Turns out, that whole process of learning shit did not so much teach me about the shit in each particular subject, but more generally it taught me HOW TO LEARN.

Turns out, I learned, late maybe, but well… AWALT, fuck yeah.

Turns out, as I look around, the REASON that AWALT, the reason that “the youth of today“, the reason that “bankers today“, the reason that “industrialists today” etc etc etc are all useless fucking cunts, is that none of them had much in the way of these various apprenticeships while growing up.

Whatever innate talent I had for engineering, plus whatever exposure I had to training, it was like the christian parable of the seed that fell on fertile soil vs the seed that fell on stony ground.

A modern kid raised in a single skank ho mummy household is the “stony ground” in the parable, the stony ground specifically being that kid just not getting all those other apprenticeships as it grows up, not getting the “Kid growing up with mummy and daddy“, not getting the “mummy home maker, daddy world shaper“, not getting the “this is your home, where you are always safe and secure from the world” etc etc

It’s like learning languages, you cannot learn latin or greek or french or spanish or german, without also learning more about english.

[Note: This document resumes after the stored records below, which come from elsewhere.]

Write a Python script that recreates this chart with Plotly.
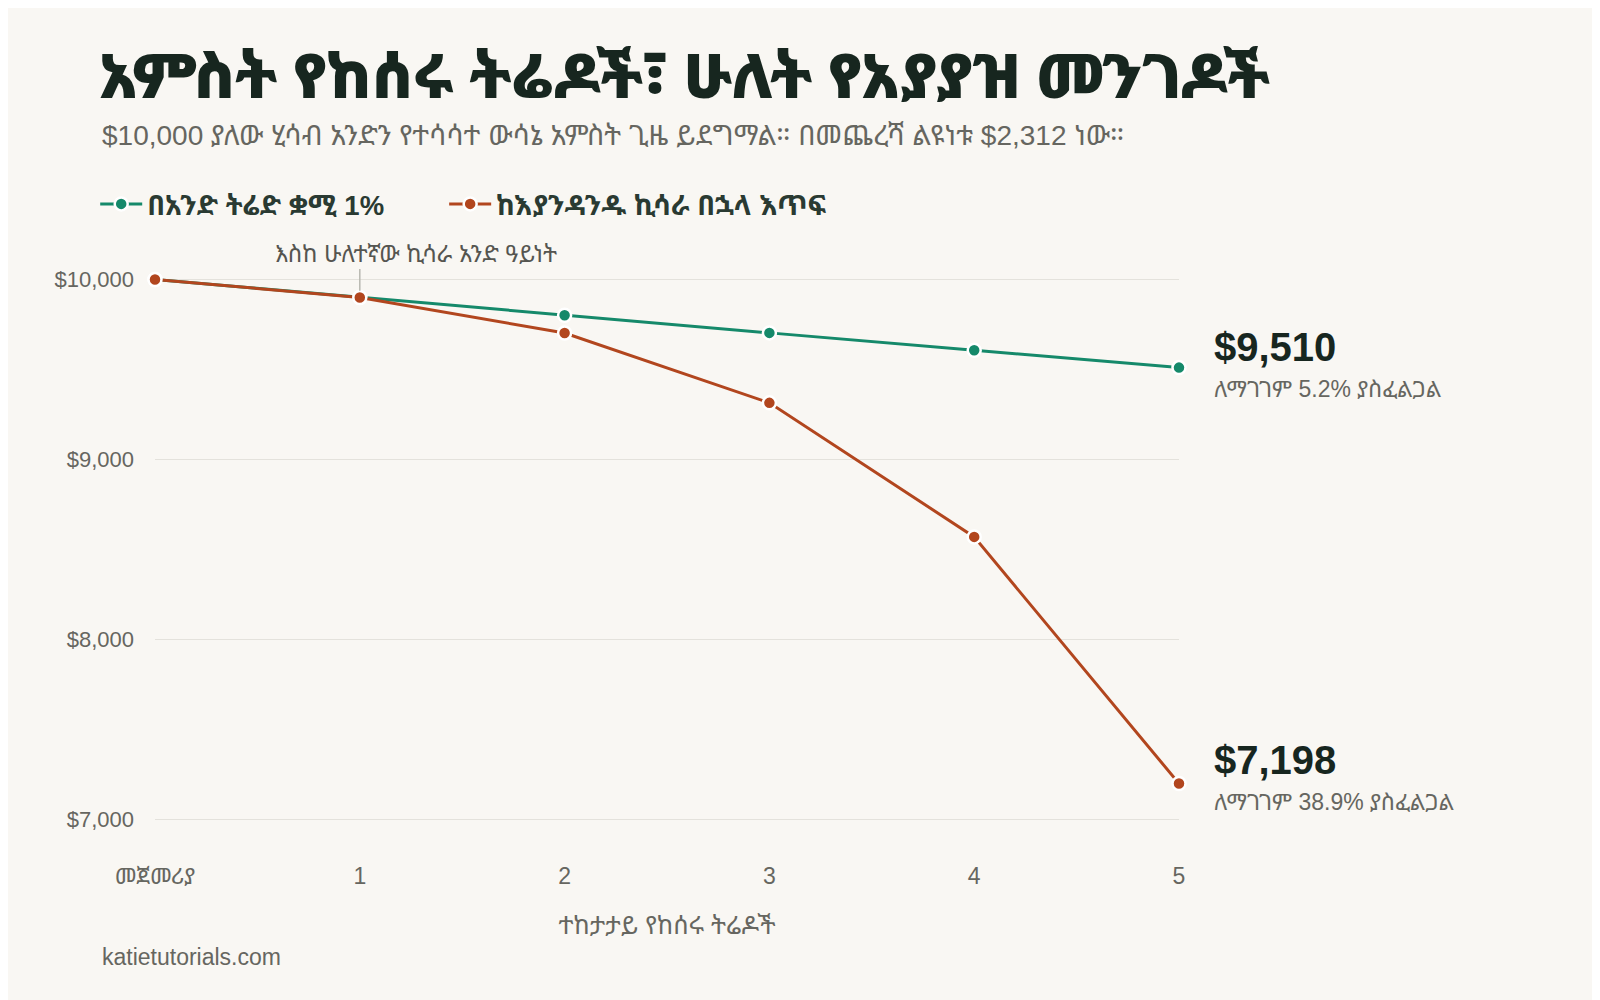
import plotly.graph_objects as go

# ===== data =====
trades = [0, 1, 2, 3, 4, 5]
tick_labels = ["መጀመሪያ", "1", "2", "3", "4", "5"]
fixed_risk = [10000, 9900, 9801, 9703, 9606, 9510]
doubling = [10000, 9900, 9702, 9314, 8569, 7198]
recovery_fixed = "5.2%"
recovery_doubling = "38.9%"

GREEN = "#15896a"
RUST = "#b2461e"
BG = "#f9f7f3"
DARK = "#17261f"
GREY = "#666660"
FONT = "Liberation Sans, Arial, Noto Sans Ethiopic, sans-serif"


def main():
    fig = go.Figure()

    fig.add_trace(go.Scatter(
        x=trades, y=fixed_risk, name="በአንድ ትሬድ ቋሚ 1%",
        mode="lines+markers", cliponaxis=False, legend="legend",
        line=dict(color=GREEN, width=3),
        marker=dict(size=13, color=GREEN, line=dict(color="white", width=2.5)),
    ))
    fig.add_trace(go.Scatter(
        x=trades, y=doubling, name="ከእያንዳንዱ ኪሳራ በኋላ እጥፍ",
        mode="lines+markers", cliponaxis=False, legend="legend2",
        line=dict(color=RUST, width=3),
        marker=dict(size=13, color=RUST, line=dict(color="white", width=2.5)),
    ))

    # titles
    fig.add_annotation(
        text="አምስት የከሰሩ ትሬዶች፣ ሁለት የአያያዝ መንገዶች",
        xref="paper", yref="paper", x=-0.058, y=1.2944,
        xanchor="left", yanchor="middle", showarrow=False,
        font=dict(size=62, color=DARK, family="Noto Sans Ethiopic", weight=900),
    )
    fig.add_annotation(
        text="$10,000 ያለው ሂሳብ አንድን የተሳሳተ ውሳኔ አምስት ጊዜ ይደግማል። በመጨረሻ ልዩነቱ $2,312 ነው።",
        xref="paper", yref="paper", x=-0.0538, y=1.1934,
        xanchor="left", yanchor="middle", showarrow=False,
        font=dict(size=28, color=GREY),
    )

    # shared-path note
    fig.add_shape(type="line", x0=1, x1=1, y0=9937, y1=10058,
                  line=dict(color="#b8b8b0", width=1.5))
    fig.add_annotation(
        text="እስከ ሁለተኛው ኪሳራ አንድ ዓይነት", x=1, y=10141, xshift=56,
        showarrow=False, yanchor="middle",
        font=dict(size=23.5, color="#555550"),
    )

    # end labels
    for val, rec, ys in [(fixed_risk[-1], recovery_fixed, (21, -21)),
                         (doubling[-1], recovery_doubling, (24, -18))]:
        fig.add_annotation(
            text=f"<b>${val:,}</b>", x=trades[-1], y=val, xshift=33, yshift=ys[0],
            xanchor="left", yanchor="middle", showarrow=False,
            font=dict(size=40, color=DARK),
        )
        fig.add_annotation(
            text=f"ለማገገም {rec} ያስፈልጋል", x=trades[-1], y=val, xshift=33, yshift=ys[1],
            xanchor="left", yanchor="middle", showarrow=False,
            font=dict(size=23, color=GREY),
        )

    fig.add_annotation(
        text="katietutorials.com", xref="paper", yref="paper",
        x=-0.0538, y=-0.1598, xanchor="left", yanchor="middle",
        showarrow=False, font=dict(size=23, color=GREY),
    )

    fig.update_xaxes(
        range=[0, 5], tickvals=trades, ticktext=tick_labels,
        showgrid=False, zeroline=False, showline=False, ticks="",
        tickfont=dict(size=23, color=GREY),
        title=dict(text="ተከታታይ የከሰሩ ትሬዶች", font=dict(size=25, color=GREY), standoff=28),
    )
    fig.update_yaxes(
        range=[6773, 10147], tickvals=[7000, 8000, 9000, 10000],
        tickformat="$,.0f", showgrid=True, gridcolor="#e4e2dc", gridwidth=1,
        zeroline=False, showline=False, ticks="", ticklabelstandoff=20,
        tickfont=dict(size=22, color=GREY),
    )

    legend_style = dict(
        orientation="h", xref="container", yref="container",
        y=0.804, xanchor="left", yanchor="middle",
        font=dict(size=27.5, color="#2a3a32", weight="bold"),
        itemwidth=42, bgcolor="rgba(0,0,0,0)",
    )

    fig.update_layout(
        width=1600, height=1000,
        margin=dict(l=147, r=429, t=245, b=148),
        paper_bgcolor=BG, plot_bgcolor=BG,
        font=dict(family=FONT, color=GREY),
        showlegend=True,
        legend=dict(x=0.0545, **legend_style),
        legend2=dict(x=0.2726, **legend_style),
    )

    fig.write_html("out.html")


if __name__ == "__main__":
    main()
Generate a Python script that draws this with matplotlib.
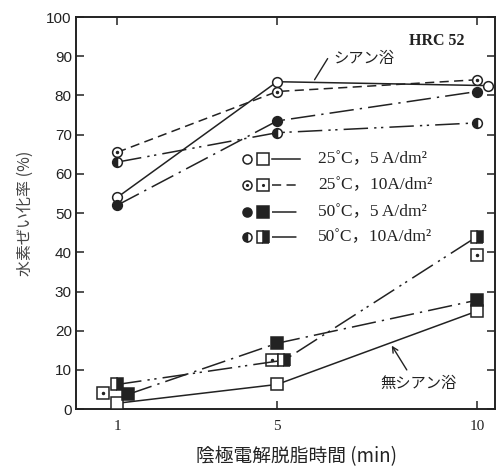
import matplotlib
matplotlib.use("Agg")
import matplotlib.pyplot as plt

# degreasing time (min)
times = [1, 5, 10]

# cyanide bath, circles
cy_25_5 = [54, 83.5, 82.5]
cy_25_10 = [65.5, 81, 84]
cy_50_5 = [52, 73.5, 81]
cy_50_10 = [63, 70.5, 73]

# cyanide-free bath, squares
nc_25_5 = [1.5, 6.3, 25]
nc_25_10 = [4, 12.5, 39.3]
nc_50_5 = [3.8, 16.8, 27.8]
nc_50_10 = [6.3, 12.5, 44]

# small x shifts so overlapping symbols stay visible
x_cy_25_5 = [1, 5, 10.28]
x_nc_25_10 = [0.65, 4.87, 10]
x_nc_50_5 = [1.28, 5, 10]
x_nc_50_10 = [1, 5.18, 10]

legend_labels = ["25˚C，5 A/dm²", "25˚C，10A/dm²", "50˚C，5 A/dm²", "50˚C，10A/dm²"]

JP = ["Noto Sans CJK JP", "DejaVu Sans"]
SERIF = ["Liberation Serif", "Noto Sans CJK JP"]
INK = "#222222"

ls_solid = "-"
ls_dash = (0, (6, 3.5))
ls_dd = (0, (16, 4, 1.5, 4))
ls_ddd = (0, (16, 4, 1.5, 3, 1.5, 4))

fig = plt.figure(figsize=(4.97, 4.66), dpi=100)
ax = fig.add_axes([0.153, 0.122, 0.843, 0.8415])

lw = 1.1
cs, ss = 7, 8.5

def mk(fill):
    d = dict(markeredgecolor=INK, markeredgewidth=1.1, color=INK, linewidth=lw)
    if fill == "open":
        d.update(markerfacecolor="white")
    elif fill == "full":
        d.update(markerfacecolor=INK)
    else:
        d.update(markerfacecolor=INK, fillstyle=fill, markerfacecoloralt="white")
    return d

# cyanide bath
ax.plot(x_cy_25_5, cy_25_5, linestyle=ls_solid, marker="o", markersize=cs, **mk("open"), zorder=3)
ax.plot(times, cy_25_10, linestyle=ls_dash, marker="o", markersize=cs, **mk("open"), zorder=3)
ax.plot(times, cy_25_10, linestyle="none", marker=".", markersize=3, color=INK, zorder=4)
ax.plot(times, cy_50_5, linestyle=ls_dd, marker="o", markersize=cs, **mk("full"), zorder=3)
ax.plot(times, cy_50_10, linestyle=ls_ddd, marker="o", markersize=cs, **mk("left"), zorder=3)

# cyanide-free bath
ax.plot(times, nc_25_5, linestyle=ls_solid, marker="s", markersize=ss, **mk("open"), zorder=3)
ax.plot(x_nc_25_10, nc_25_10, linestyle="none", marker="s", markersize=ss, **mk("open"), zorder=3)
ax.plot(x_nc_25_10, nc_25_10, linestyle="none", marker=".", markersize=3, color=INK, zorder=4)
ax.plot(x_nc_50_5, nc_50_5, linestyle=ls_dd, marker="s", markersize=ss, **mk("full"), zorder=3)
ax.plot(x_nc_50_10, nc_50_10, linestyle=ls_ddd, marker="s", markersize=ss, **mk("right"), zorder=3)

ax.set_xlim(-0.03, 10.45)
ax.set_ylim(0, 100)
ax.set_xticks(times)
ax.set_yticks(range(0, 101, 10))
ax.tick_params(direction="in", length=5.5, width=1.1, top=True, right=True,
               colors=INK, labelsize=11)
for lab in ax.get_xticklabels():
    lab.set_fontfamily("Liberation Serif")
for lab in ax.get_yticklabels():
    lab.set_fontfamily("Liberation Sans")
ax.tick_params(axis="x", pad=8)
ax.tick_params(axis="y", pad=3)
for sp in ax.spines.values():
    sp.set_linewidth(1.4)
    sp.set_color(INK)

ax.set_xlabel("陰極電解脱脂時間 (min)", family=JP, fontsize=13.5, color=INK)
ax.xaxis.set_label_coords(0.525, -0.095)
ax.set_ylabel("水素ぜい化率 (%)", family=JP, fontsize=11.5, color="#444444", labelpad=9)

# hand-made legend
rows_y = [0.638, 0.571, 0.503, 0.439]
styles = [(ls_solid, "open", "open"), (ls_dash, "open", "open"),
          (ls_dd, "full", "full"), (ls_ddd, "left", "right")]
tr = ax.transAxes
for i, (ry, (ls, cf, sf), lab) in enumerate(zip(rows_y, styles, legend_labels)):
    ax.plot([0.408], [ry], transform=tr, marker="o", markersize=6.5, linestyle="none", **mk(cf))
    ax.plot([0.446], [ry], transform=tr, marker="s", markersize=8, linestyle="none", **mk(sf))
    if i == 1:
        ax.plot([0.408, 0.446], [ry, ry], transform=tr, marker=".", markersize=2.5,
                linestyle="none", color=INK)
    ax.plot([0.468, 0.535], [ry, ry], transform=tr, linestyle=ls, color=INK, linewidth=lw)
    ax.text(0.578, ry, lab, transform=tr, family=SERIF, fontsize=12.5, color=INK, va="center")

ax.text(0.795, 0.94, "HRC 52", transform=tr, family=SERIF, fontsize=11.5,
        fontweight="bold", color=INK, va="center")

ax.annotate("", xy=(5.9, 83.4), xytext=(6.3, 90),
            arrowprops=dict(arrowstyle="-", color=INK, lw=1.0))
ax.text(6.4, 89.5, "シアン浴", family=JP, fontsize=11, color=INK, va="center")

ax.annotate("", xy=(7.83, 16.8), xytext=(8.28, 9.4),
            arrowprops=dict(arrowstyle="->", color=INK, lw=1.0))
ax.text(7.58, 6.6, "無シアン浴", family=JP, fontsize=11, color=INK, va="center")

fig.savefig("out.png", dpi=100, facecolor="white")
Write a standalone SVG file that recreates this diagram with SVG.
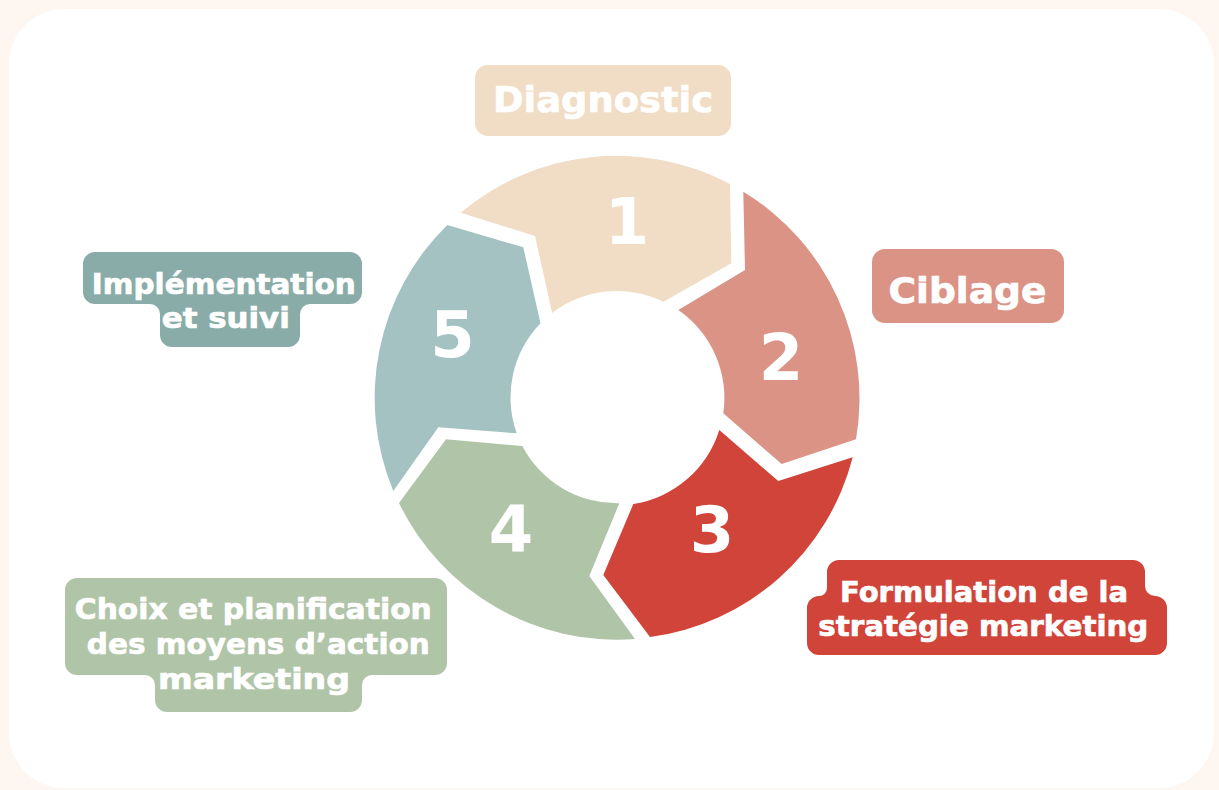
<svg xmlns="http://www.w3.org/2000/svg" width="1219" height="790" viewBox="0 0 1219 790">
  <style>
    .num { font-family: "DejaVu Sans", "Liberation Sans", sans-serif; font-weight: bold; font-size: 64px; fill: #ffffff; text-anchor: middle; }
    .lbl { font-family: "DejaVu Sans", "Liberation Sans", sans-serif; font-weight: bold; fill: #ffffff; stroke: #ffffff; stroke-width: 0.7px; text-anchor: middle; }
    .big { font-size: 36px; }
    .small { font-size: 29px; }
    .c1 { fill: #F1DDC5; }
    .c2 { fill: #DB9386; }
    .c3 { fill: #D1443A; }
    .c4 { fill: #B0C5A8; }
    .c5 { fill: #A3C2C1; }
    .c5d { fill: #8AACA8; }
  </style>
  <rect x="0" y="0" width="1219" height="790" fill="#FDF6F1"/>
  <rect x="9" y="9" width="1205" height="779" rx="55" ry="55" fill="#ffffff"/>

  <g id="step1">
    <path class="c1" d="M460.7,212.7 L535,236 L552.1,312.9 A107,107 0 0 1 663.5,301.7 L731.3,263.3 L730,184 A242,242 0 0 0 460.7,212.7 Z"/>
    <text class="num" x="627" y="244">1</text>
  </g>
  <g id="step2">
    <path class="c2" d="M743.3,191.7 L745,270 L678.3,310 A107,107 0 0 1 723.3,413.3 L781.7,464 L856,439.3 A242,242 0 0 0 743.3,191.7 Z"/>
    <text class="num" x="781" y="380">2</text>
  </g>
  <g id="step3">
    <path class="c3" d="M852.7,457.3 L778.3,481 L719.3,430 A107,107 0 0 1 633.3,504 L603.3,575 L650,637 A242,242 0 0 0 852.7,457.3 Z"/>
    <text class="num" x="712" y="552">3</text>
  </g>
  <g id="step4">
    <path class="c4" d="M635,639 L589.3,576 L619.3,503.3 A107,107 0 0 1 522.3,446 L446,439.3 L399,503 A242,242 0 0 0 635,639 Z"/>
    <text class="num" x="511" y="552">4</text>
  </g>
  <g id="step5">
    <path class="c5" d="M393.3,491 L438.3,427.3 L516.7,433.3 A107,107 0 0 1 540.5,323.2 L523.3,247.3 L447.3,225 A242,242 0 0 0 393.3,491 Z"/>
    <text class="num" x="452.5" y="357">5</text>
  </g>

  <g id="label-diagnostic">
    <rect class="c1" x="475" y="65" width="256" height="71" rx="13"/>
    <text class="lbl big" x="603" y="112" textLength="220" lengthAdjust="spacingAndGlyphs">Diagnostic</text>
  </g>
  <g id="label-ciblage">
    <rect class="c2" x="872" y="249" width="192" height="74" rx="13"/>
    <text class="lbl big" x="967.5" y="303" textLength="158" lengthAdjust="spacingAndGlyphs">Ciblage</text>
  </g>
  <g id="label-strategie">
    <path class="c3" d="M839,560 H1133 A12,12 0 0 1 1145,572 V586 A10,10 0 0 0 1155,596 A12,12 0 0 1 1167,608 V643 A12,12 0 0 1 1155,655 H819 A12,12 0 0 1 807,643 V608 A12,12 0 0 1 819,596 A8,8 0 0 0 827,588 V572 A12,12 0 0 1 839,560 Z"/>
    <text class="lbl small" x="984" y="601.5" textLength="288" lengthAdjust="spacingAndGlyphs">Formulation de la</text>
    <text class="lbl small" x="983.3" y="635.5" textLength="330" lengthAdjust="spacingAndGlyphs">stratégie marketing</text>
  </g>
  <g id="label-moyens">
    <path class="c4" d="M77,578 H435 A12,12 0 0 1 447,590 V663 A12,12 0 0 1 435,675 H372 A10,10 0 0 0 362,685 V700 A12,12 0 0 1 350,712 H167 A12,12 0 0 1 155,700 V685 A10,10 0 0 0 145,675 H77 A12,12 0 0 1 65,663 V590 A12,12 0 0 1 77,578 Z"/>
    <text class="lbl small" x="253.3" y="618.5" textLength="357" lengthAdjust="spacingAndGlyphs">Choix et planification</text>
    <text class="lbl small" x="258.3" y="653.5" textLength="343" lengthAdjust="spacingAndGlyphs">des moyens d’action</text>
    <text class="lbl small" x="254" y="688.5" textLength="192" lengthAdjust="spacingAndGlyphs">marketing</text>
  </g>
  <g id="label-implementation">
    <path class="c5d" d="M95,252 H350 A12,12 0 0 1 362,264 V292 A12,12 0 0 1 350,304 H310 A10,10 0 0 0 300,314 V335 A12,12 0 0 1 288,347 H172 A12,12 0 0 1 160,335 V314 A10,10 0 0 0 150,304 H95 A12,12 0 0 1 83,292 V264 A12,12 0 0 1 95,252 Z"/>
    <text class="lbl small" x="223.8" y="293.5" textLength="264" lengthAdjust="spacingAndGlyphs">Implémentation</text>
    <text class="lbl small" x="225.8" y="327.5" textLength="128" lengthAdjust="spacingAndGlyphs">et suivi</text>
  </g>
  <g id="connectors"/>
</svg>
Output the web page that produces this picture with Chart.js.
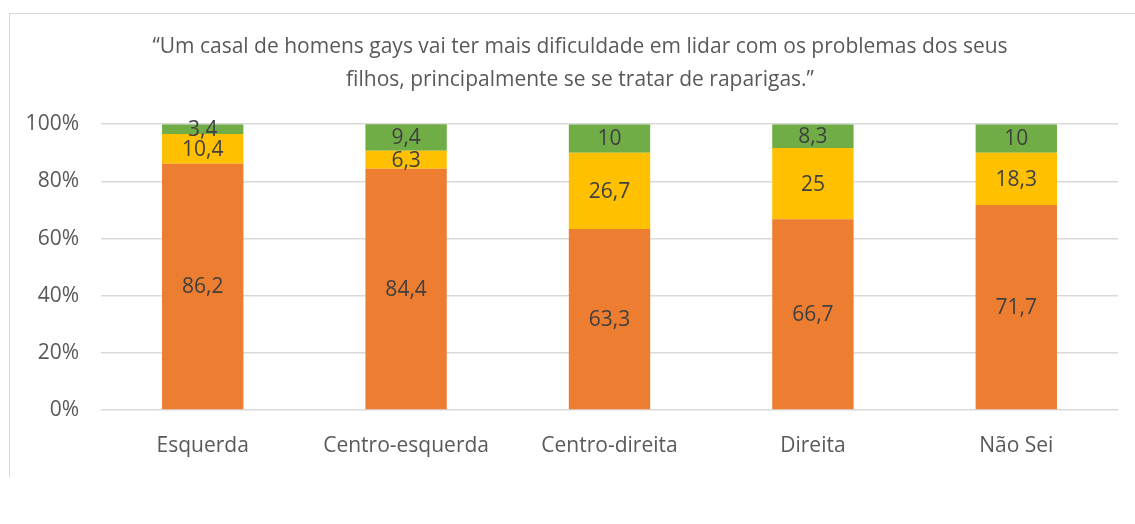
<!DOCTYPE html>
<html lang="pt">
<head>
    <meta charset="UTF-8">
    <title>Um casal de homens gays</title>
    <script src="https://cdn.jsdelivr.net/npm/chart.js"></script>
    <style>
        body {
            margin: 0;
            background: #fff;
            overflow: hidden;
        }
        .frame {
            position: absolute;
            left: 9px;
            top: 13px;
            width: 1140px;
            height: 463px;
            border-top: 1px solid #d9d9d9;
            border-left: 1px solid #d9d9d9;
        }
    </style>
</head>
<body>

<div class="frame">
    <canvas id="chart" width="1140" height="463"></canvas>
</div>

<script>
    const categories = ['Esquerda', 'Centro-esquerda', 'Centro-direita', 'Direita', 'Não Sei'];
    const orangeValues = [86.2, 84.4, 63.3, 66.7, 71.7];
    const yellowValues = [10.4, 6.3, 26.7, 25, 18.3];
    const greenValues = [3.4, 9.4, 10, 8.3, 10];
    const yTicks = [0, 20, 40, 60, 80, 100];

    const fontFamily = '"Open Sans", Lato, sans-serif';

    // draws the value in the middle of each segment, with decimal comma
    const segmentLabels = {
        id: 'segmentLabels',
        afterDatasetsDraw(chart) {
            const ctx = chart.ctx;
            ctx.save();
            ctx.font = '21px ' + fontFamily;
            ctx.fillStyle = '#404040';
            ctx.textAlign = 'center';
            ctx.textBaseline = 'middle';
            chart.data.datasets.forEach((ds, i) => {
                chart.getDatasetMeta(i).data.forEach((bar, j) => {
                    const y = (bar.y + bar.base) / 2;
                    ctx.fillText(String(ds.data[j]).replace('.', ','), bar.x, y + 1);
                });
            });
            ctx.restore();
        }
    };

    new Chart(document.getElementById('chart'), {
        type: 'bar',
        data: {
            labels: categories,
            datasets: [
                { data: orangeValues, backgroundColor: '#ED7D31' },
                { data: yellowValues, backgroundColor: '#FFC000' },
                { data: greenValues, backgroundColor: '#70AD47' }
            ]
        },
        options: {
            responsive: false,
            animation: false,
            categoryPercentage: 1,
            barPercentage: 0.4,
            plugins: {
                legend: { display: false },
                tooltip: { enabled: false },
                title: {
                    display: true,
                    text: ['“Um casal de homens gays vai ter mais dificuldade em lidar com os problemas dos seus',
                           'filhos, principalmente se se tratar de raparigas.”'],
                    color: '#595959',
                    font: { family: fontFamily, size: 21, weight: 'normal', lineHeight: 1.6 },
                    padding: { top: 16, bottom: 27 }
                }
            },
            scales: {
                x: {
                    stacked: true,
                    grid: { display: false, drawTicks: false },
                    border: { display: false },
                    ticks: { color: '#595959', font: { family: fontFamily, size: 21 }, padding: 23 },
                    afterFit: s => { s.height = 67; }
                },
                y: {
                    stacked: true,
                    min: 0,
                    max: 100,
                    afterBuildTicks: s => { s.ticks = yTicks.map(v => ({ value: v })); },
                    grid: { color: '#d9d9d9', lineWidth: 1.5, drawTicks: false },
                    border: { display: false },
                    ticks: {
                        color: '#595959',
                        font: { family: fontFamily, size: 21 },
                        padding: 22,
                        callback: v => v + '%'
                    },
                    afterFit: s => { s.width = 91; }
                },
                // empty right axis, only keeps the plot off the right edge
                yRight: {
                    position: 'right',
                    min: 0,
                    max: 100,
                    grid: { display: false, drawTicks: false },
                    border: { display: false },
                    ticks: { display: false },
                    afterFit: s => { s.width = 32; }
                }
            }
        },
        plugins: [segmentLabels]
    });
</script>

</body>
</html>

Just as there are no longer any engineering apprenticeships available, no matter how talented or enthusiastic you may be, there are also essentially no more father / husband / man / mother / wife / woman / citizen / etc apprenticeships.

There is the feral skank ho slut and the feral skank cock on legs, we have reduced society to the level of rutting animals, and all those who possess the ability and experience to train a new generation of apprentices have been told, in no uncertain terms, like myself, to fuck off.

And we as men have listened.

My (male) kids only possible light on the horizon for anything even approaching an apprenticeship in being a human being is to join the fucking Army, and if that isn’t as fucked up as anything can get you don’t know your history.

The thing that should absolutely literally scare every western adult citizen out there into literally shitting themselves with fear is this simple fact;

I am in my 50’s, and I am the absolute last of those who can take on apprentices, whether it be studying engineering or IT or being a parent or being a son or daughter in a secure and loving family, and when I say I am the absolute last to be honest I am borderline…. really you should be looking at someone 55 or older…

But since this is my blog I will talk about me and my perspective, I am in my early 50’s, and I am the last ones who can take on apprentices simply because nobody younger has the experience / knowledge / ability.

But, why the fuck should I?

What is in it for me?

Nothing any feminazi skank ho can offer me will tempt me.

In another 15 years, maybe only 10 years, I will be too old to take on apprentices, in any of the above fields, and then it is game over….. all those skills are lost, and will have to be re-discovered, which is anything but trivial, quite the opposite actually, and then where the fuck will society be, where single psycho skank ho mummy raising feral kids who are the very definition of “stony ground” are the fucking norm, when that is all there is….

Who will keep the lights burning? Who will keep the bytes churning? Who will keep the potable water flowing?

It won’t be my problem…  maybe those whose problem it is can throw another skank ho on the pyre to keep themselves warm.